* **Required task**: Copy, exactly as written, the lines that begin at the one containing "Give me the Bokeh source for this chart." and end at the one containing "from bokeh.resources import INLINE". Skip any pictures in the data below.

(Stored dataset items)

::::::::::

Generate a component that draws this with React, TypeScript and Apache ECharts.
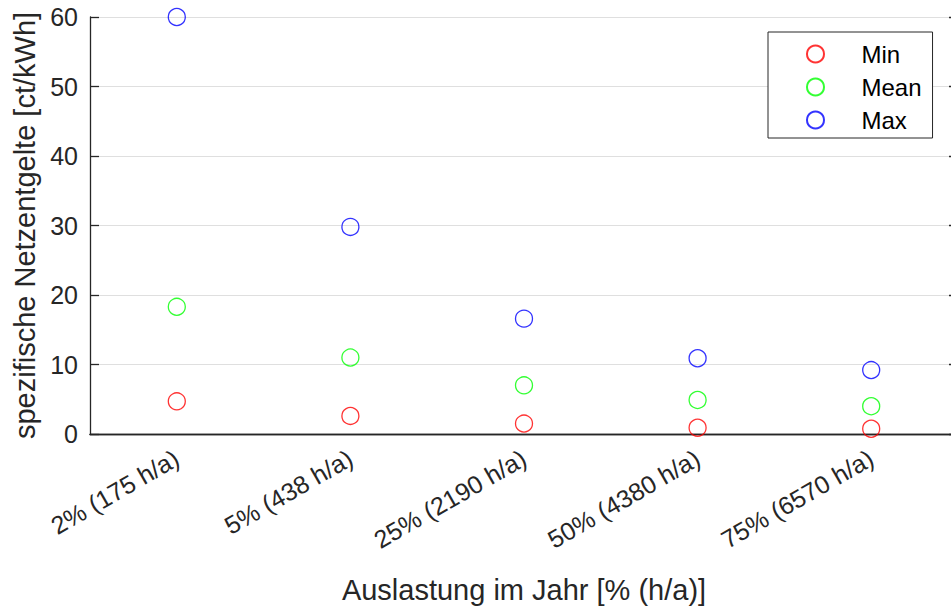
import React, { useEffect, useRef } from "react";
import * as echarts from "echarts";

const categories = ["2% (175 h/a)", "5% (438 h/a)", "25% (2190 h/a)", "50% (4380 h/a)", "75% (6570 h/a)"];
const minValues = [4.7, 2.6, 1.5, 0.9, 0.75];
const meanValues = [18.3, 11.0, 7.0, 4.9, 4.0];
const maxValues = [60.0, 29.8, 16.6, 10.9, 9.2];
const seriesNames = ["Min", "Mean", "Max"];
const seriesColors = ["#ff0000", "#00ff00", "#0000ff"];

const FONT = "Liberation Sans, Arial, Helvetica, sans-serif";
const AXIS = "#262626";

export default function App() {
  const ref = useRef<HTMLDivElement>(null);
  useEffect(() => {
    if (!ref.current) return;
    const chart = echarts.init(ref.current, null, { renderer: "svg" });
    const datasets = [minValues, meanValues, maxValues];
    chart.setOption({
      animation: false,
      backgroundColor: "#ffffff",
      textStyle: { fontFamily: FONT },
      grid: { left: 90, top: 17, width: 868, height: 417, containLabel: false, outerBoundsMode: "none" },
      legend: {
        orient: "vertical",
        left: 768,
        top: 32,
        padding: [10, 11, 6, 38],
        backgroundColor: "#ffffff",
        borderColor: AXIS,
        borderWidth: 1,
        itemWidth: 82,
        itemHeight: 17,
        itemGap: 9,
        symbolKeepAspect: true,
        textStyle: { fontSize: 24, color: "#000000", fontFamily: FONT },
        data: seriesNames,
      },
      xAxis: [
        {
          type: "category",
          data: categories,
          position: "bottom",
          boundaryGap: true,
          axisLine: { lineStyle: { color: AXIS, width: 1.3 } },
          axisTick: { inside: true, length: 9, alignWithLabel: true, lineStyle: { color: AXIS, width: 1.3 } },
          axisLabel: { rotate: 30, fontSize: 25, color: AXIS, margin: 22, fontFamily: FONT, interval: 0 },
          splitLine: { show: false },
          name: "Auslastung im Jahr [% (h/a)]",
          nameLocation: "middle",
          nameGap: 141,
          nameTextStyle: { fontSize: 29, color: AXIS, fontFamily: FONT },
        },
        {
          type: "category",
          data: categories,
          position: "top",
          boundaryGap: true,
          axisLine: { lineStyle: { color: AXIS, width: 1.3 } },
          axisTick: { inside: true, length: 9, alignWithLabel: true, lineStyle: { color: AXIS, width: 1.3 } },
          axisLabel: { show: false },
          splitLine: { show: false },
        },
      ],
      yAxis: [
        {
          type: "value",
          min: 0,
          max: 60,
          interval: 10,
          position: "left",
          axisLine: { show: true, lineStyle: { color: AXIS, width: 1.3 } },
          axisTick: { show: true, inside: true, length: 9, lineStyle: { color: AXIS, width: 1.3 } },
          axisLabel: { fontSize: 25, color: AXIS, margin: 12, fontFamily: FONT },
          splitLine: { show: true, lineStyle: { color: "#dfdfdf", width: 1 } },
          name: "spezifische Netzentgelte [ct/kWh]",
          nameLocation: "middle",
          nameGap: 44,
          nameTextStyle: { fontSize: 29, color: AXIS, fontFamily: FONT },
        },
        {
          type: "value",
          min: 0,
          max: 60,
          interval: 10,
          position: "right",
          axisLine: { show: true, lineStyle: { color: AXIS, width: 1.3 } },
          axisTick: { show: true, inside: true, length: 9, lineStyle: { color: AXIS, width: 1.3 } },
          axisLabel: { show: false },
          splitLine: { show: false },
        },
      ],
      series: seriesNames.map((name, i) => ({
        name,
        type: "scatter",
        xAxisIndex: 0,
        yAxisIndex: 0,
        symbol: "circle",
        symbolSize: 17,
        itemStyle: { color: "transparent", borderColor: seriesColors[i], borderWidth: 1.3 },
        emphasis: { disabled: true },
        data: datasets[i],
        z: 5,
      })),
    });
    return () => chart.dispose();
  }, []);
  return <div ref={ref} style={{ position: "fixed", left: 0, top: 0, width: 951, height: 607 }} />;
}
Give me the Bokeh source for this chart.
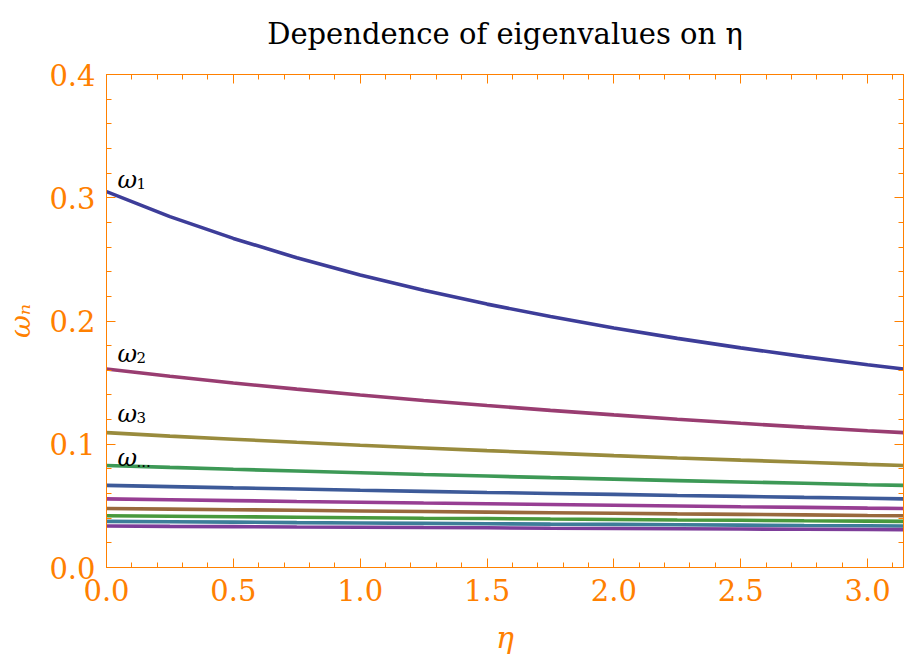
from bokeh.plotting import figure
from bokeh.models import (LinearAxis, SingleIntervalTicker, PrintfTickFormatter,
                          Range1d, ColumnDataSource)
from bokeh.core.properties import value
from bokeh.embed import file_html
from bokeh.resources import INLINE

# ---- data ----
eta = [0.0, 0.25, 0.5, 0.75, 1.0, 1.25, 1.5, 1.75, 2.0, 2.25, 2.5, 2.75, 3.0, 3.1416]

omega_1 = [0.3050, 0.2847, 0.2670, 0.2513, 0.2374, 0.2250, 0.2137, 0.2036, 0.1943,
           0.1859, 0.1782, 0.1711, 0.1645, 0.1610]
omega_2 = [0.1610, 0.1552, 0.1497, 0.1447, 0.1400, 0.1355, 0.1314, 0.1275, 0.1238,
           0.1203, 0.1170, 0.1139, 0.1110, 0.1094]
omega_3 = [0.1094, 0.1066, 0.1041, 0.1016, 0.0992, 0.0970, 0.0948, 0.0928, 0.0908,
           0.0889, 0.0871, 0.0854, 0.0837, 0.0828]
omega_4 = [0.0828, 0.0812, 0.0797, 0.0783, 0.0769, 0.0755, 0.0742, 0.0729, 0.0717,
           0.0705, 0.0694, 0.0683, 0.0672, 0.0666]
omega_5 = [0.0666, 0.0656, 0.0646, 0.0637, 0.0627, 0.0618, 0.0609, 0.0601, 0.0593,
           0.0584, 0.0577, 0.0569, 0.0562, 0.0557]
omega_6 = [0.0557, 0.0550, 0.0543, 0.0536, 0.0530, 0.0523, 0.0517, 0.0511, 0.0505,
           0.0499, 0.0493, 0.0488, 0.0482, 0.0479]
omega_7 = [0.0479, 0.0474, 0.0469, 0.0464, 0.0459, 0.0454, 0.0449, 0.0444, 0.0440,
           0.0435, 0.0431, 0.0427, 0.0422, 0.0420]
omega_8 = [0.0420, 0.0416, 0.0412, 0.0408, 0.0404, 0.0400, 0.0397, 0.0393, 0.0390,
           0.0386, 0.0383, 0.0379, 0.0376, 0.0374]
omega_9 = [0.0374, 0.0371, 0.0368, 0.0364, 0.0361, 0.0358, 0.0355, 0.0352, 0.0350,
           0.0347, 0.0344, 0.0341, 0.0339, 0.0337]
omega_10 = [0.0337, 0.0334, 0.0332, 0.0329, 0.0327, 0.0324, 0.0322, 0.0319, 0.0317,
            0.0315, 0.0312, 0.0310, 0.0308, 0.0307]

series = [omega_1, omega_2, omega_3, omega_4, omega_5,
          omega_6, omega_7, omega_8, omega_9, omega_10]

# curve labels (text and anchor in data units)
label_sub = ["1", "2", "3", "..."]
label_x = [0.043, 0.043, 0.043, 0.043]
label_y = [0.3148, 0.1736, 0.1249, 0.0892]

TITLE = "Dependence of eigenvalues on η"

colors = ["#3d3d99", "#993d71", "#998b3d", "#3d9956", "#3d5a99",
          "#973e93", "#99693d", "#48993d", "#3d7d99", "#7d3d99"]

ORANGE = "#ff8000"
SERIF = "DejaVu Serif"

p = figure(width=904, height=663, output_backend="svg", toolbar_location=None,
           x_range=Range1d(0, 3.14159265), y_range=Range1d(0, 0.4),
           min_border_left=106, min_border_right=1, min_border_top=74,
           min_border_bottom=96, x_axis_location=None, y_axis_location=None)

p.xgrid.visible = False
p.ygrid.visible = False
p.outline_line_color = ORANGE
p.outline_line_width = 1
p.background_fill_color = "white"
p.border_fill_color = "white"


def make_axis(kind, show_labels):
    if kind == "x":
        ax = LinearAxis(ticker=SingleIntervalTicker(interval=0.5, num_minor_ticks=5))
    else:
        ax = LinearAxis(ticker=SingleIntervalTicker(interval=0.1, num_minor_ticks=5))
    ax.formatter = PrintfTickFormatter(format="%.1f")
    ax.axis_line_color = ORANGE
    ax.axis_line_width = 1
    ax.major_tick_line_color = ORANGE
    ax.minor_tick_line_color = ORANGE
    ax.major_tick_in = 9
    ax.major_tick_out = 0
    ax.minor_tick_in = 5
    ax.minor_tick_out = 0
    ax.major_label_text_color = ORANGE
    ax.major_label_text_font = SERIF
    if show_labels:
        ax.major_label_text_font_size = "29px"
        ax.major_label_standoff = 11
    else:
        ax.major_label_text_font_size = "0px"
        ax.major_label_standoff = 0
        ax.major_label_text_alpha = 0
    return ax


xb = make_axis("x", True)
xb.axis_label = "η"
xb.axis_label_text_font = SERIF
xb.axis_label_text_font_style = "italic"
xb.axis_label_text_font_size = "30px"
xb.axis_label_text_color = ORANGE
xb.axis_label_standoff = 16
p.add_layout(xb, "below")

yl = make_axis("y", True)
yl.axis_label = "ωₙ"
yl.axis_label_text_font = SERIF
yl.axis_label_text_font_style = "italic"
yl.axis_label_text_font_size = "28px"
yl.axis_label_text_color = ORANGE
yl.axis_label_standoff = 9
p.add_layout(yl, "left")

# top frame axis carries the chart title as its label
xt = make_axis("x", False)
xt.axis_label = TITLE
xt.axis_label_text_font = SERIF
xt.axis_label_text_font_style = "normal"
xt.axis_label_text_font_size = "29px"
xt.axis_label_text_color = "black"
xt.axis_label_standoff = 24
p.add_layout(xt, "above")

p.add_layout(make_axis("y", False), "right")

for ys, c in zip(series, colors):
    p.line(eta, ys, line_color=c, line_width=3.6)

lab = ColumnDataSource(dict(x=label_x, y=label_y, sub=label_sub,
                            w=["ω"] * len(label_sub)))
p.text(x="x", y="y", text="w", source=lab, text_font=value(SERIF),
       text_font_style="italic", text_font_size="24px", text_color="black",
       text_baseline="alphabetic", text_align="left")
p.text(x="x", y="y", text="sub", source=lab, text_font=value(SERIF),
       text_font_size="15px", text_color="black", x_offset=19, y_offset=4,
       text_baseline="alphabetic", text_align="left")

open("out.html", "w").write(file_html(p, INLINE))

::::::::::

* **Answer for this exercise**:
Give me the Bokeh source for this chart.
from bokeh.plotting import figure
from bokeh.models import (LinearAxis, SingleIntervalTicker, PrintfTickFormatter,
                          Range1d, ColumnDataSource)
from bokeh.core.properties import value
from bokeh.embed import file_html
from bokeh.resources import INLINE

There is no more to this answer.